A loss for Obama before the high tribunal would constitute a mixed blessing for Mitt Romney, should he be the GOP presidential nominee, in light of his own support for health care reform as Massachusetts governor. Of course, he would highlight the president’s failure, especially the PPAACA’s sweeping federal mandate. Romney has called for states to tailor such policies to their citizens’ needs, as he claims was done in the Bay State. Yet Massachusetts mandates that residents carry health insurance. On the other hand, if Newt Gingrich is the nominee, he will also be haunted by the ghost of policy pronouncements past. In 2005 he declared, “I’m actually in favor of finding a way to say, whatever the appropriate level of income is, you ought to have either health insurance, or you ought to post a bond.” An indistinct outcome (some aspects of the law upheld, some voided) would muddle further an already muddled presidential contest. It would also add to the partisanship of voter responses to the law, particularly if the court closely divides along ideological lines. Mixed voting blocs, however, would offer the best result for the court’s image, blunting the sort of partisan fire that it took after Bush v.
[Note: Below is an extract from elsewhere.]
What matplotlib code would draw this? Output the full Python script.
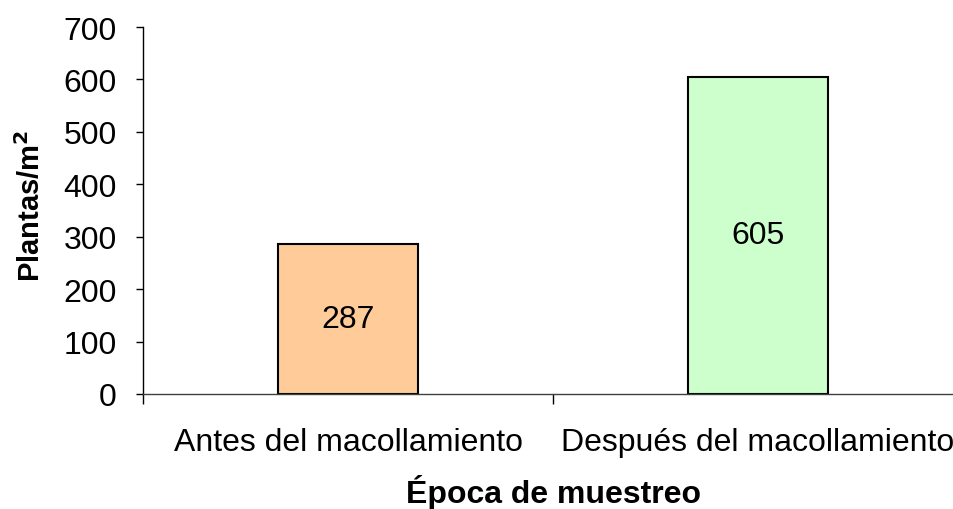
import matplotlib.pyplot as plt

# data
categorias = ["Antes del macollamiento", "Después del macollamiento"]
plantas = [287, 605]
colores = ["#FFCC99", "#CCFFCC"]
y_ticks = [0, 100, 200, 300, 400, 500, 600, 700]

plt.rcParams["font.family"] = ["Liberation Sans", "DejaVu Sans"]

fig = plt.figure(figsize=(9.54, 5.10), dpi=100)
ax = fig.add_axes([143 / 954, 115 / 510, 820 / 954, 367 / 510])

pos = list(range(len(categorias)))
bars = ax.bar(pos, plantas, width=0.34, color=colores, edgecolor="black", linewidth=1.5)

for b, v in zip(bars, plantas):
    ax.text(b.get_x() + b.get_width() / 2, v / 2, str(v),
            ha="center", va="center", fontsize=23)

ax.set_xlim(-0.5, len(categorias) - 0.5)
ax.set_ylim(0, 700)
ax.set_yticks(y_ticks)
ax.tick_params(axis="y", labelsize=23, length=5, width=1, pad=14)

ax.set_xticks(pos)
ax.set_xticklabels(categorias, fontsize=23)
ax.tick_params(axis="x", length=0, pad=24)
ax.set_xticks([p - 0.5 for p in pos] + [len(pos) - 0.5], minor=True)
ax.tick_params(axis="x", which="minor", length=7, width=1)

ax.spines["top"].set_visible(False)
ax.spines["right"].set_visible(False)
ax.spines["left"].set_linewidth(1)
ax.spines["bottom"].set_linewidth(1)
ax.spines["bottom"].set_color("#404040")

ax.set_ylabel("Plantas/m$^\\mathbf{2}$", fontsize=21, fontweight="bold")
ax.yaxis.set_label_coords(-97 / 820, 0.515)
ax.set_xlabel("Época de muestreo", fontsize=23, fontweight="bold", labelpad=12)

fig.savefig("out.png", dpi=100)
Gore.
In that decision, five U.S. Supreme Court votes assured Florida’s 25 electoral votes for George W. Bush, awarding him the presidency in 2000. Will a similarly slim and ideologically divided majority determine, albeit more indirectly, the 2012 presidential race? We must wait until late June, when the court, usually a bastion of quiet contemplation, will release its opinions into the noisy chaos of another American presidential campaign. The justices will likely announce this landmark as their last decision of the term — and then disappear for the summer!